GOAL OF THE EXERCISE —
Do not repeat pictures. Repeat exactly the lines of the listing below from its first line through the line with "import matplotlib.pyplot as plt".

ITEMS —
------------
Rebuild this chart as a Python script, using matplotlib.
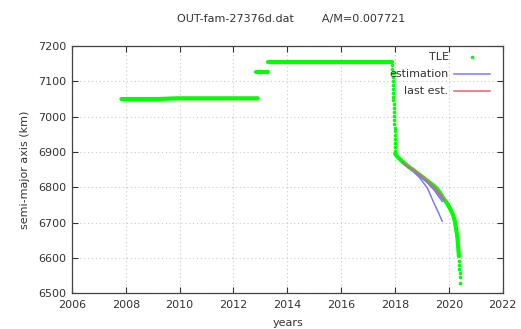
import matplotlib
matplotlib.use("Agg")
import matplotlib.pyplot as plt

# TLE semi-major axis history (year, km)
plateau1_year = [2007.84, 2008.5, 2009.2, 2009.9, 2010.6, 2011.3, 2012.0, 2012.9]
plateau1_sma = [7050, 7050, 7050, 7052, 7052, 7052, 7052, 7052]

plateau2_year = [2012.85, 2013.05, 2013.3]
plateau2_sma = [7127, 7127, 7127]

plateau3_year = [2013.3, 2014.0, 2014.8, 2015.6, 2016.4, 2017.2, 2017.9]
plateau3_sma = [7156, 7156, 7156, 7156, 7156, 7156, 7156]

drop_year = [2017.90, 2017.90, 2017.91, 2017.91, 2017.92, 2017.92, 2017.93, 2017.93,
             2017.94, 2017.94, 2017.95, 2017.95, 2017.96, 2017.96, 2017.97, 2017.97,
             2017.98, 2017.98, 2017.99, 2017.99, 2018.0, 2018.0, 2018.0]
drop_sma = [7145, 7134, 7123, 7112, 7101, 7090, 7079, 7068, 7057, 7046, 7035, 7024,
            7013, 7002, 6991, 6980, 6969, 6958, 6947, 6936, 6925, 6914, 6903]

decay_year = [2018.0, 2018.05, 2018.12, 2018.2, 2018.33, 2018.5, 2018.65, 2018.83,
              2019.0, 2019.15, 2019.32, 2019.5, 2019.65, 2019.81, 2019.95, 2020.06,
              2020.14, 2020.21, 2020.26, 2020.31, 2020.34, 2020.37]
decay_sma = [6895, 6890, 6884, 6878, 6869, 6858, 6850, 6840, 6830, 6821, 6811, 6800,
             6786, 6767, 6752, 6737, 6724, 6708, 6685, 6661, 6635, 6605]

tail_year = [2020.38, 2020.38, 2020.39, 2020.40, 2020.41, 2020.42]
tail_sma = [6592, 6580, 6568, 6558, 6545, 6530]

# Orbit-decay estimations
est_years = [
    [2018.27, 2018.6, 2018.9, 2019.2, 2019.44, 2019.6, 2019.75],
    [2018.27, 2018.6, 2018.9, 2019.2, 2019.5, 2019.8],
    [2018.27, 2018.7, 2019.1, 2019.45, 2019.75],
]
est_sma = [
    [6870, 6851, 6828, 6798, 6756, 6730, 6704],
    [6870, 6853, 6834, 6813, 6790, 6764],
    [6870, 6847, 6822, 6792, 6760],
]
last_year = [2018.3, 2018.7, 2019.1, 2019.5, 2019.85]
last_sma = [6868, 6849, 6825, 6797, 6765]

xticks = [2006, 2008, 2010, 2012, 2014, 2016, 2018, 2020, 2022]
yticks = [6500, 6600, 6700, 6800, 6900, 7000, 7100, 7200]

GREEN = "#00ff00"
BLUE = "#7b7bf0"
RED = "#e8606e"
TXT = "#333333"

fig = plt.figure(figsize=(5.21, 3.29), dpi=100)
ax = fig.add_axes([0.138, 0.109, 0.827, 0.751])

for yr, sm in [(plateau1_year, plateau1_sma), (plateau2_year, plateau2_sma),
               (plateau3_year, plateau3_sma), (decay_year, decay_sma)]:
    ax.plot(yr, sm, color=GREEN, lw=3.0, solid_capstyle="round", zorder=3)
ax.plot(drop_year, drop_sma, "o", color=GREEN, ms=2.6, mew=0, zorder=3)
ax.plot(tail_year, tail_sma, "o", color=GREEN, ms=2.6, mew=0, zorder=3)
ax.plot([], [], "o", color=GREEN, ms=2.6, mew=0, label="TLE")

for i, (yr, sm) in enumerate(zip(est_years, est_sma)):
    ax.plot(yr, sm, color=BLUE, lw=1.1, zorder=4,
            label="estimation" if i == 0 else None)
ax.plot(last_year, last_sma, color=RED, lw=1.1, zorder=4, label="last est.")

ax.set_xlim(2006, 2022)
ax.set_ylim(6500, 7200)
ax.set_xticks(xticks)
ax.set_yticks(yticks)
ax.tick_params(direction="in", length=4, width=0.8, top=True, right=True,
               labelsize=8, colors=TXT, pad=5)
ax.tick_params(axis="y", pad=4)
for s in ax.spines.values():
    s.set_color("#444444")
    s.set_linewidth(0.9)
ax.grid(True, linestyle=(0, (1, 2.5)), color="#c8c8c8", linewidth=0.8)
ax.set_axisbelow(True)

ax.set_ylabel("semi-major axis (km)", fontsize=8, color=TXT, labelpad=6)
fig.text(0.553, 0.004, "years", fontsize=8, color=TXT, ha="center", va="bottom")
fig.text(0.558, 0.942, "OUT-fam-27376d.dat        A/M=0.007721", fontsize=8,
         color=TXT, ha="center", va="center")

leg = ax.legend(loc="upper right", bbox_to_anchor=(0.970, 0.974), frameon=False,
                markerfirst=False, fontsize=8, handlelength=3.2,
                handletextpad=0.5, labelspacing=0.63, borderpad=0,
                borderaxespad=0, numpoints=1)
for t in leg.get_texts():
    t.set_color(TXT)

fig.savefig("out.png", dpi=100)
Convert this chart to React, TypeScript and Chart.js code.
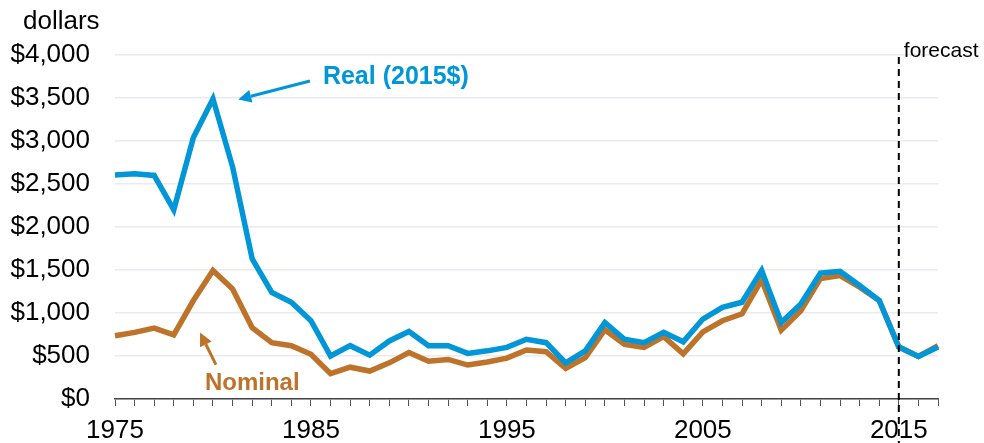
import React, { useEffect, useRef } from 'react';
import { Chart, registerables } from 'chart.js';

Chart.register(...registerables);

const years = [
  '1975','1976','1977','1978','1979','1980','1981','1982','1983','1984',
  '1985','1986','1987','1988','1989','1990','1991','1992','1993','1994',
  '1995','1996','1997','1998','1999','2000','2001','2002','2003','2004',
  '2005','2006','2007','2008','2009','2010','2011','2012','2013','2014',
  '2015','2016','2017',
];

const realValues = [
  2605, 2620, 2600, 2200, 3040, 3490, 2700, 1630, 1240, 1125,
  910, 500, 620, 510, 675, 785, 620, 620, 530, 560,
  600, 695, 655, 420, 560, 890, 695, 655, 775, 665,
  930, 1065, 1125, 1495, 890, 1105, 1465, 1485, 1320, 1145,
  605, 495, 605,
];

const nominalValues = [
  735, 775, 825, 745, 1145, 1495, 1280, 830, 655, 620,
  520, 295, 370, 325, 420, 540, 440, 460, 395, 430,
  475, 570, 550, 355, 480, 805, 635, 600, 725, 525,
  780, 910, 990, 1385, 800, 1025, 1400, 1435, 1300, 1145,
  605, 495, 620,
];

const labeledYears = ['1975', '1985', '1995', '2005', '2015'];
const yMin = 0;
const yMax = 4000;
const yStep = 500;
const forecastYear = '2015';

const BLUE = '#0096D7';
const ORANGE = '#BD732A';
const FONT = "Arial, 'Liberation Sans', sans-serif";

// annotation anchors in data units (year index offset, value)
const realLabel = { x: 10.61, y: 3740, text: 'Real (2015$)' };
const realArrow = { fromX: 9.95, fromY: 3697, toX: 6.29, toY: 3483 };
const nominalLabel = { x: 4.59, y: 177, text: 'Nominal' };
const nominalArrow = { fromX: 5.15, fromY: 399, toX: 4.34, toY: 772 };

function drawArrow(ctx: CanvasRenderingContext2D, x1: number, y1: number, x2: number, y2: number, color: string) {
  const ang = Math.atan2(y2 - y1, x2 - x1);
  const head = 13;
  const half = 6.5;
  const bx = x2 - head * Math.cos(ang);
  const by = y2 - head * Math.sin(ang);
  ctx.save();
  ctx.strokeStyle = color;
  ctx.fillStyle = color;
  ctx.lineWidth = 3;
  ctx.beginPath();
  ctx.moveTo(x1, y1);
  ctx.lineTo(bx, by);
  ctx.stroke();
  ctx.beginPath();
  ctx.moveTo(x2, y2);
  ctx.lineTo(bx + half * Math.sin(ang), by - half * Math.cos(ang));
  ctx.lineTo(bx - half * Math.sin(ang), by + half * Math.cos(ang));
  ctx.closePath();
  ctx.fill();
  ctx.restore();
}

const annotationPlugin = {
  id: 'annotations',
  afterDatasetsDraw(chart: any) {
    const ctx: CanvasRenderingContext2D = chart.ctx;
    const xs = chart.scales.x;
    const ys = chart.scales.y;
    const area = chart.chartArea;

    // forecast dashed line
    const fx = xs.getPixelForValue(years.indexOf(forecastYear));
    ctx.save();
    ctx.strokeStyle = '#000';
    ctx.lineWidth = 2;
    ctx.setLineDash([7, 5]);
    ctx.beginPath();
    ctx.moveTo(fx, area.top + 2);
    ctx.lineTo(fx, chart.height);
    ctx.stroke();
    ctx.restore();

    ctx.save();
    ctx.fillStyle = '#000';
    ctx.font = `21px ${FONT}`;
    ctx.textAlign = 'left';
    ctx.textBaseline = 'middle';
    ctx.fillText('forecast', fx + 5, area.top - 4);

    // axis title
    ctx.font = `26px ${FONT}`;
    ctx.fillText('dollars', 23, 22);

    // series labels
    ctx.font = `bold 25px ${FONT}`;
    ctx.fillStyle = BLUE;
    ctx.fillText(realLabel.text, xs.getPixelForValue(realLabel.x), ys.getPixelForValue(realLabel.y));
    ctx.font = `bold 24px ${FONT}`;
    ctx.fillStyle = ORANGE;
    ctx.fillText(nominalLabel.text, xs.getPixelForValue(nominalLabel.x), ys.getPixelForValue(nominalLabel.y));
    ctx.restore();

    drawArrow(ctx,
      xs.getPixelForValue(realArrow.fromX), ys.getPixelForValue(realArrow.fromY),
      xs.getPixelForValue(realArrow.toX), ys.getPixelForValue(realArrow.toY), BLUE);
    drawArrow(ctx,
      xs.getPixelForValue(nominalArrow.fromX), ys.getPixelForValue(nominalArrow.fromY),
      xs.getPixelForValue(nominalArrow.toX), ys.getPixelForValue(nominalArrow.toY), ORANGE);
  },
};

export default function App() {
  const canvasRef = useRef<HTMLCanvasElement | null>(null);

  useEffect(() => {
    document.body.style.margin = '0';
    const canvas = canvasRef.current;
    if (!canvas) return;
    const chart = new Chart(canvas, {
      type: 'line',
      data: {
        labels: years,
        datasets: [
          {
            label: 'Real (2015$)',
            data: realValues,
            borderColor: BLUE,
            backgroundColor: BLUE,
            borderWidth: 5.5,
            pointRadius: 0,
            tension: 0,
            fill: false,
          },
          {
            label: 'Nominal',
            data: nominalValues,
            borderColor: ORANGE,
            backgroundColor: ORANGE,
            borderWidth: 5.5,
            pointRadius: 0,
            tension: 0,
            fill: false,
          },
        ],
      },
      options: {
        responsive: false,
        animation: false,
        layout: { padding: { top: 55, right: 46, left: 0, bottom: 0 } },
        plugins: {
          legend: { display: false },
          tooltip: { enabled: false },
          title: { display: false },
        },
        scales: {
          x: {
            type: 'category',
            offset: false,
            grid: {
              display: true,
              drawOnChartArea: false,
              drawTicks: true,
              tickLength: 7,
              color: '#555',
              lineWidth: 1,
              offset: false,
            },
            border: { display: true, color: '#444', width: 1.5 },
            ticks: {
              autoSkip: false,
              maxRotation: 0,
              minRotation: 0,
              padding: 9,
              color: '#000',
              font: { family: FONT, size: 26 },
              callback: (_v: any, i: number) => (labeledYears.includes(years[i]) ? years[i] : ''),
            },
            afterFit: (scale: any) => { scale.height = 44; },
          },
          y: {
            min: yMin,
            max: yMax,
            grid: {
              color: '#EAEAF0',
              lineWidth: 1.5,
              drawTicks: false,
            },
            border: { display: false },
            ticks: {
              stepSize: yStep,
              padding: 25,
              color: '#000',
              font: { family: FONT, size: 26 },
              callback: (v: any) => '$' + Number(v).toLocaleString('en-US'),
            },
            afterFit: (scale: any) => { scale.width = 115; },
          },
        },
      },
      plugins: [annotationPlugin],
    });
    return () => chart.destroy();
  }, []);

  return (
    <div style={{ position: 'fixed', left: 0, top: 0, width: 984, height: 443, background: '#fff' }}>
      <canvas ref={canvasRef} width={984} height={443} style={{ width: 984, height: 443, display: 'block' }} />
    </div>
  );
}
------------
SOLUTION TO THE PROBLEM —
Rebuild this chart as a Python script, using matplotlib.
import matplotlib
matplotlib.use("Agg")
import matplotlib.pyplot as plt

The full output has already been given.